Noredin (Fares Fares) interviews the singer (Hania Amar)

The Nile Hilton Incident is an intriguing film, not only in its presentation of an exciting crime thriller in a precise location, but also as a film production which invokes a specific kind of response. In its own way it’s the perfect case study for ideas about global film.

This  film is a product of a familiar Nordic co-production set-up. It’s a Swedish-Danish production with German co-production money. The writer-director Tarik Saleh is Swedish and so is his leading man Fares Fares (who was actually born in Beirut). The female lead Mari Malek is a Sudanese refugee who spent four years in Egypt before gaining asylum status in the US and building a successful career as a DJ, model and actor. The film is photographed by Pierre Aïm, whose early success shooting La haine in 1995 marked him out as a filmmaker to watch. Much of the cast is Egyptian but also features North African actors and others from Arabic-speaking diasporas in Europe. The film’s dialogue is almost completely in Arabic and the original intention was to shoot the street scenes in Egypt. But, presumably because of the plot’s dénoument in the Tahrir Square protests of 2011 and the portrayal of State Security forces, permission was denied by the Egyptian authorities. The production was forced to transfer to Morocco with interiors shot in studios in Sweden and Germany. With all these ingredients the film might have struggled to achieve any form of coherence, let alone represent the crowded streets of Cairo. But based on my experience of watching Egyptian films and walking the streets of cities elsewhere with a similar feel, it all worked for me.
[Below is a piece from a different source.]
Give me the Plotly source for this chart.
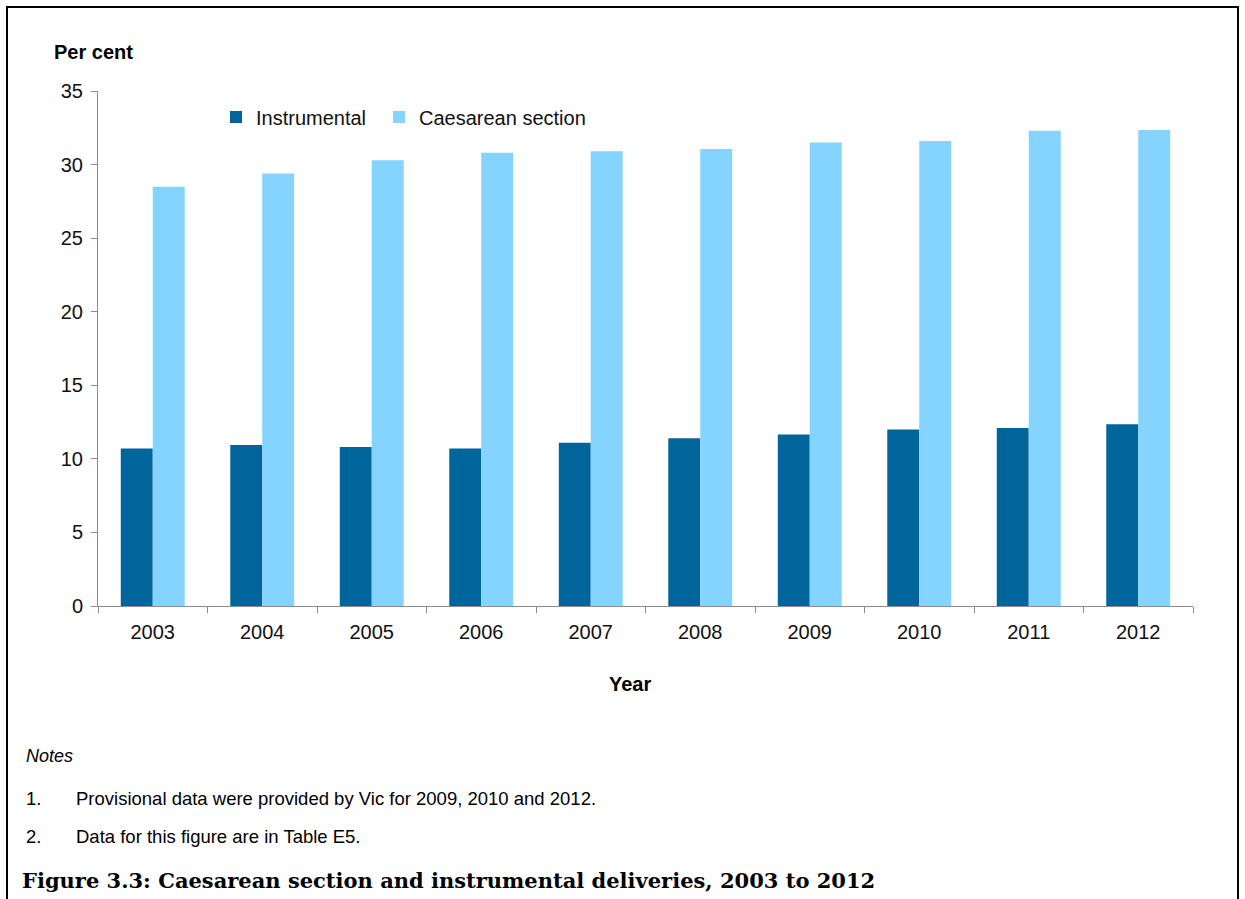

Salwa (Mari Malek), the Sudanese maid is a witness

The trick in a film like this is to manage to combine a story with universal elements and enough aspects of local culture to be convincing. One of the few ‘popular’ Egyptian films to get a UK release in recent years is Clash (Egypt-France-Germany 2016) and The Nile Hilton Incident doesn’t look out of place in such company. Police officers appear in both films but otherwise the genre frameworks are a little different. Noredin (Fares Fares) is a middle-aged police officer with a degree of seniority in a police district close to Tahrir Square in Cairo. He is shown doing  his rounds by car with a younger sidekick Momo. He accepts bribes from street traders and eventually we realise that the district is the fiefdom of Noredin’s boss (and uncle) Kammal. When Noredin is called to a murder scene he discovers the body of a glamorous nightclub singer in a Hilton hotel bedroom. The police already there don’t seem too concerned but Noredin believes the murder is the work of a professional killer.
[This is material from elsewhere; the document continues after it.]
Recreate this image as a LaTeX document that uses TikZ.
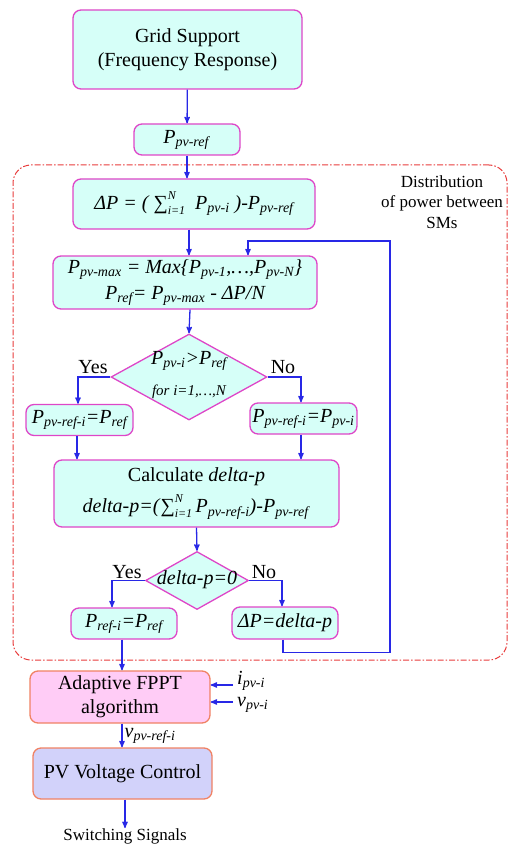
\documentclass[tikz,border=0pt]{standalone}
\usepackage{amsmath}
\usepackage{fontspec}
\setmainfont{Liberation Serif}[Ligatures=TeX]
\newfontfamily\tnr{Liberation Serif}
\usepackage{tikz}
\usetikzlibrary{arrows,shapes.geometric,positioning}
\definecolor{boxfill}{RGB}{214,255,248}
\definecolor{boxline}{RGB}{222,70,200}
\definecolor{flowblue}{RGB}{40,40,230}
\definecolor{algfill}{RGB}{255,204,246}
\definecolor{algline}{RGB}{240,130,100}
\definecolor{ctrlfill}{RGB}{210,210,250}
\definecolor{distred}{RGB}{232,60,60}
\newcommand{\Ps}[1]{\textit{P}\textsubscript{\textit{#1}}}
\newcommand{\sumN}{∑\rlap{\raisebox{10pt}{\fontsize{12}{12}\selectfont\itshape N}}\raisebox{-5pt}{\fontsize{12}{12}\selectfont\itshape i=1}}
\tikzset{
    %Define standard arrow tip
    >=stealth',
    %Define style for boxes
    block/.style={
           rectangle,
           rounded corners=8pt,
           draw=boxline, line width=1.3pt,
           fill=boxfill,
           inner sep=0pt,
           align=center,
           font=\tnr\fontsize{20}{24}\selectfont},
    decision/.style={
           diamond,
           draw=boxline, line width=1.3pt,
           fill=boxfill,
           inner sep=0pt},
    algblock/.style={
           block,
           draw=algline,
           fill=algfill},
    ctrlblock/.style={
           block,
           draw=algline,
           fill=ctrlfill},
    distframe/.style={
           rectangle,
           rounded corners=18pt,
           draw=distred, line width=1pt,
           dash pattern=on 6pt off 2pt on 1.5pt off 2pt},
    % Define arrow style
    flow/.style={
           ->,
           draw=flowblue,
           line width=1.3pt},
    txt/.style={
           inner sep=0pt,
           align=center,
           font=\tnr\fontsize{20}{24}\selectfont}
}
\begin{document}
\begin{tikzpicture}[x=1pt,y=-1pt]
\useasboundingbox (0,0) rectangle (509,845);

 %nodes
\node[distframe, minimum width=494pt, minimum height=495pt](dist) at (260,412.5){};
\node[txt, font=\tnr\fontsize{17}{20.5}\selectfont](disttxt) at (442,202){Distribution\\of power between\\SMs};

\node[block, minimum width=229pt, minimum height=79pt](grid) at (187.5,49.5){Grid Support\\(Frequency Response)};
\node[block, minimum width=106pt, minimum height=31pt](pref) at (187,139.5){\Ps{pv-ref}};
\node[block, minimum width=242pt, minimum height=50pt](dp) at (194,204){\itshape ΔP = ( \sumN\ \ \Ps{pv-i} )-\Ps{pv-ref}};
\node[block, minimum width=264pt, minimum height=53pt, font=\tnr\fontsize{20}{26}\selectfont\itshape](pmax) at (185,282.5){\Ps{pv-max} = Max\{\Ps{pv-1},…,\Ps{pv-N}\}\\\Ps{ref}= \Ps{pv-max} - ΔP/N};

\node[decision, minimum width=156pt, minimum height=86pt](dec1) at (189,377){};
\node[txt](dec1txt) at (189,375){\itshape\Ps{pv-i}>\Ps{ref}\\[7pt]{\fontsize{15}{17}\selectfont\itshape for i=1,…,N}};
\node[txt](yes1) at (93,367){Yes};
\node[txt](no1) at (283,367){No};

\node[block, minimum width=107pt, minimum height=31pt](lset1) at (79.5,420){\itshape\Ps{pv-ref-i}=\Ps{ref}};
\node[block, minimum width=107pt, minimum height=31pt](rset1) at (303.5,418.5){\itshape\Ps{pv-ref-i}=\Ps{pv-i}};

\node[block, minimum width=285pt, minimum height=67pt, font=\tnr\fontsize{20}{31}\selectfont](calc) at (196.5,493.5){Calculate \textit{delta-p}\\\textit{delta-p=(}\sumN\,\Ps{pv-ref-i}\textit{)-}\Ps{pv-ref}};

\node[decision, minimum width=103pt, minimum height=58pt](dec2) at (197,580.5){};
\node[txt](dec2txt) at (197,580){\itshape delta-p=0};
\node[txt](yes2) at (127,572){Yes};
\node[txt](no2) at (264,572){No};

\node[block, minimum width=106pt, minimum height=31pt](lset2) at (124,623.5){\itshape\Ps{ref-i}=\Ps{ref}};
\node[block, minimum width=106pt, minimum height=32pt](rset2) at (285,623){\itshape ΔP=delta-p};

\node[algblock, minimum width=180pt, minimum height=52pt](fppt) at (120,697){Adaptive FPPT\\algorithm};
\coordinate (ipv) at (233,685);
\coordinate (vpv) at (233,702);
\node[txt, anchor=west](ipvtxt) at (237,681){\textit{i}\textsubscript{\textit{pv-i}}};
\node[txt, anchor=west](vpvtxt) at (237,705){\textit{v}\textsubscript{\textit{pv-i}}};

\node[ctrlblock, minimum width=179pt, minimum height=51pt](pvc) at (122.5,773.5){PV Voltage Control};
\node[txt, font=\tnr\fontsize{17}{20}\selectfont](sig) at (125,836){Switching Signals};

 %connectors
\draw[flow] (grid) -- (pref);
\draw[flow] (pref.south) -- (pref.south |- dp.north);
\draw[flow] ([xshift=-5pt]dp.south) -- ([xshift=-5pt]dp.south |- pmax.north);
\draw[flow] ([xshift=5pt]pmax.south) -- (dec1.north);
\draw[flow] (dec1.west) -| ([xshift=-1.5pt]lset1.north);
\draw[flow] (dec1.east) -| ([xshift=-2.5pt]rset1.north);
\draw[flow] ([xshift=-2.5pt]lset1.south) -- ([xshift=-2.5pt]lset1.south |- calc.north);
\draw[flow] ([xshift=-2.5pt]rset1.south) -- ([xshift=-2.5pt]rset1.south |- calc.north);
\draw[flow] (calc.south) -- (dec2.north);
\draw[flow] (dec2.west) -| ([xshift=-12pt]lset2.north);
\draw[flow] (dec2.east) -| ([xshift=-3pt]rset2.north);
\draw[flow] ([xshift=-2pt]rset2.south) -- ++(0,13) -| (390,241) -| ([xshift=63pt]pmax.north);
\draw[flow] ([xshift=-2pt]lset2.south) -- ([xshift=-2pt]lset2.south |- fppt.north);
\draw[flow] (ipv) -- (ipv -| fppt.east);
\draw[flow] (vpv) -- (vpv -| fppt.east);
\draw[flow] ([xshift=2pt]fppt.south) -- node[txt, right=2pt]{\textit{v}\textsubscript{\textit{pv-ref-i}}} ([xshift=2pt]fppt.south |- pvc.north);
\draw[flow] ([xshift=2.5pt]pvc.south) -- ([xshift=2.5pt]pvc.south |- sig.north);

\end{tikzpicture}
\end{document}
The film’s narrative becomes familiar as soon as Noredin spots a clue and begins to pursue it. It will lead him eventually to another singer and to a seemingly respectable politician. He will also recognise that the hotel maid is a crucial witness. Noredin himself is a sad figure and he operates as a kind of modern Chandleresque investigator. He’s no white knight and his sense of honour is compromised by his acceptance of baksheesh, but he’s still our hero and we want him to come out on top even though he makes plenty of mistakes. Noredin could also be a Jo Nesbø character or any one of the police investigators across the world who try to deal with celebrities and politicians and find that their bosses don’t always support them. The maid is Salwa, a Sudanese worker whose status could be easily undermined. This character and her narrative importance again situates the film in line with Nordic noirs – the asylum seekers who shouldn’t be working (as maids or trafficked as prostitutes) and who won’t usually co-operate with police because of fear of deportation. In this sense Cairo is a city with an élite who need an ‘invisible army’ of illegals to keep them in comfort – as in most major Western cities.

Trouble in the streets.

In the final section the narrative becomes more specifically ‘Egyptian’ when it involves demonstrations in Tahrir Square. The trouble erupts on Egypt’s National ‘Police Day’, the starting point for the Egyptian version of the ‘Arab Spring’. The other scene that intrigued me is when Noredin visits his contact, the Lebanese singer, in a nightclub. While this is another familiar element in a US/UK/French etc. film noir, it is also an element in Egyptian films in which any excuse for a song or dance performance is usually taken, especially that of a Lebanese singer who is a beautiful woman. I’m sure Tarik Saleh wants his film to be shown in Egypt. Given the shooting ban this seems unlikely, but perhaps audiences will still find it via streaming services, satellites etc. I have no idea how the film would fare in Egypt – would the mix of Arabic dialects be a problem? Outside Egypt any audience with a love of film noir should enjoy the film immensely.